Rarely, when a company or individual goes to pay for a new Boeing or Airbus, does one expect the buyer to pay in cash. However, that is just what has been happening in the recent years. Boeing, the largest seller of widebody airplanes, has forecast that a quarter of a deliveries are to be paid for in cash.
Most of the time, buyers who are paying $320.2 million for a 777-300ER or $212 million for a 787 Dreamliner pay with cash that they have borrowed elsewhere, from a commercial bond issue to support the acquisition. Or the company has sold its new jet to a leasing company and plans to rent for the next decade.

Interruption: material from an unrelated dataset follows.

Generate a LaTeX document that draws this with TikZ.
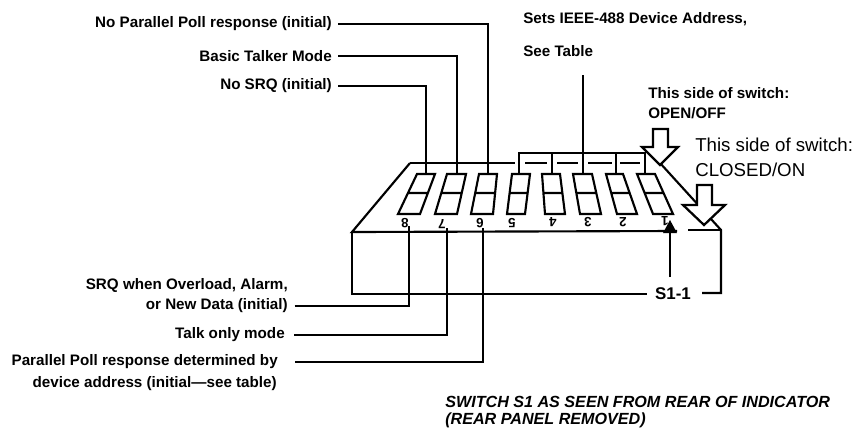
\documentclass[tikz,border=0pt]{standalone}
\usepackage{fontspec}
\setmainfont{Liberation Sans}
\tikzset{
	lbl/.style={inner sep=0pt,font=\bfseries\fontsize{11.4}{13}\selectfont},
	lblwide/.style={inner sep=0pt,font=\fontsize{14}{16}\selectfont},
	lblcap/.style={inner sep=0pt,anchor=west,font=\bfseries\itshape\fontsize{12.1}{14}\selectfont},
	digit/.style={inner sep=0pt,rotate=180,font=\bfseries\fontsize{10}{11}\selectfont},
	ln/.style={line width=1.6pt,line join=miter},
	leader/.style={line width=1.5pt},
	bigarrow/.style={line width=1.7pt,fill=white}
}
\begin{document}
\begin{tikzpicture}[x=0.75pt,y=-0.75pt]
	\useasboundingbox (0,0) rectangle (855,429);

	% Housing
	\draw[ln] (352,232) -- (352,294) -- (647,294);
	\draw[ln] (702,293) -- (721,293) -- (721,230) -- (660,163);
	\draw[ln] (410,163) -- (352,232) -- (677,231);
	\draw[ln] (688,230) -- (721,230);
	\draw[ln] (410,163) -- (515,163);
	\draw[ln] (525,163) -- (547,163);
	\draw[ln] (557,163) -- (578,163);
	\draw[ln] (588,163) -- (612,163);
	\draw[ln] (620,163) -- (640,163);

	% Switches
	\draw[ln] (417,174) -- (435,174) -- (420,214) -- (398,214) -- cycle (408,193) -- (428,193);
	\draw[ln] (447,174) -- (466,174) -- (457,214) -- (435,214) -- cycle (442,193) -- (462,193);
	\draw[ln] (479,174) -- (497,174) -- (493,214) -- (471,214) -- cycle (475,193) -- (495,193);
	\draw[ln] (512,174) -- (530,174) -- (525,214) -- (507,214) -- cycle (510,193) -- (528,193);
	\draw[ln] (542,174) -- (560,174) -- (565,214) -- (545,214) -- cycle (544,193) -- (562,193);
	\draw[ln] (573,174) -- (592,174) -- (601,214) -- (580,214) -- cycle (576,193) -- (596,193);
	\draw[ln] (606,174) -- (623,174) -- (637,214) -- (617,214) -- cycle (611,193) -- (630,193);
	\draw[ln] (637,174) -- (655,174) -- (673,214) -- (653,214) -- cycle (645,193) -- (664,193);
	\node[digit] (digit8) at (405,223) {8};
	\node[digit] (digit7) at (442,224) {7};
	\node[digit] (digit6) at (480,223) {6};
	\node[digit] (digit5) at (512,223) {5};
	\node[digit] (digit4) at (553,222) {4};
	\node[digit] (digit3) at (588,222) {3};
	\node[digit] (digit2) at (623,222) {2};
	\node[digit] (digit1) at (665,221) {1};

	% Labels + Leaders, top
	\coordinate (top8) at (426,174);
	\coordinate (top7) at (457,174);
	\coordinate (top6) at (488,174);
	\node[lbl,anchor=east] (noparallel) at (332,24) {No Parallel Poll response (initial)};
	\node[lbl,anchor=east] (basictalker) at (332,56) {Basic Talker Mode};
	\node[lbl,anchor=east] (nosrq) at (332,86) {No SRQ (initial)};
	\draw[leader] ([xshift=4.5pt]noparallel.east) -| (top6);
	\draw[leader] ([xshift=4.5pt]basictalker.east) -| (top7);
	\draw[leader] ([xshift=4.5pt]nosrq.east) -| (top8);

	% Device address bracket
	\node[lbl,anchor=west] (setsaddr) at (523,19) {Sets IEEE-488 Device Address,};
	\node[lbl,anchor=west] (seetable) at (523,51) {See Table};
	\coordinate (addrtop) at (583,75);
	\coordinate (addrmid) at (583,153);
	\coordinate (top5) at (519,174);
	\coordinate (top4) at (552,174);
	\coordinate (top3) at (583,174);
	\coordinate (top2) at (616,174);
	\coordinate (top1) at (645,174);
	\draw[leader] (addrtop) -- (top3);
	\draw[leader] (top5) |- (addrmid) -| (top1);
	\draw[leader] (top4) -- (top4 |- addrmid);
	\draw[leader] (top2) -- (top2 |- addrmid);

	% Labels + Leaders, bottom
	\coordinate (bot8) at (409,226);
	\coordinate (bot7) at (447,228);
	\coordinate (bot6) at (483,228);
	\node[lbl,anchor=east] (srqwhen) at (288,285) {SRQ when Overload, Alarm,};
	\node[lbl,anchor=east] (newdata) at (288,306) {or New Data (initial)};
	\node[lbl,anchor=east] (talkonly) at (285,335) {Talk only mode};
	\node[lbl,anchor=east] (parallelpoll) at (278,362) {Parallel Poll response determined by};
	\node[lbl,anchor=east] (devaddr) at (277,384) {device address (initial---see table)};
	\draw[leader] ([xshift=5pt]newdata.east) -| (bot8);
	\draw[leader] ([xshift=7pt]talkonly.east) -| (bot7);
	\draw[leader] ([xshift=13pt]parallelpoll.east) -| (bot6);

	% S1-1
	\node[inner sep=0pt,font=\fontsize{12.7}{14}\selectfont\bfseries] (sone) at (673,294) {S1-1};
	\coordinate (sonetip) at (670,220);
	\draw[leader] (670,277) -- (670,233);
	\fill (sonetip) -- (677,233) -- (663,233) -- cycle;

	% Open + closed arrows
	\draw[bigarrow] (653,129) -- (668,129) -- (668,147) -- (678,147) -- (660,165) -- (642,147) -- (653,147) -- cycle;
	\draw[bigarrow] (697,185) -- (712,185) -- (712,205) -- (725,205) -- (704,225) -- (683,205) -- (697,205) -- cycle;
	\node[lbl,anchor=west] (opena) at (648,93) {This side of switch:};
	\node[lbl,anchor=west] (openb) at (648,113) {OPEN/OFF};
	\node[lblwide,anchor=west] (closeda) at (695,145) {This side of switch:};
	\node[lblwide,anchor=west] (closedb) at (695,170) {CLOSED/ON};

	% Caption
	\node[lblcap] (captiona) at (445,402) {SWITCH S1 AS SEEN FROM REAR OF INDICATOR};
	\node[lblcap] (captionb) at (445,420) {(REAR PANEL REMOVED)};
\end{tikzpicture}
\end{document}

Boeing and Airbus receive the majority of payment for a new plane when a customer takes it. According to Boeing Capital, cash payments peaked at 1/3 of deliveries in 2012. Boeing Capital predicts that bank loans and capital markets, often bond issues, will each account for 24 percent of delivery financing. Boeing’s commercial airplanes unit reported $53 billion in sales last year due to a record output of 648 aircraft. Airbus reports that cash and commercial debt accounted for 57.5 percent of its delivery financing last year. The company does not specify cash alone.
In a conservative market, the rising number of cash payments reflects that the airline industry has dramatically slashed its debt load.
“Cash is fungible,” says Henri Courpron, chief executive officer of International Lease Finance Corp., one of the world’s largest airplane lessors. “There’s no airline in the world that doesn’t have borrowings.” But at times there are also a few that see wisdom in writing fantastically large checks.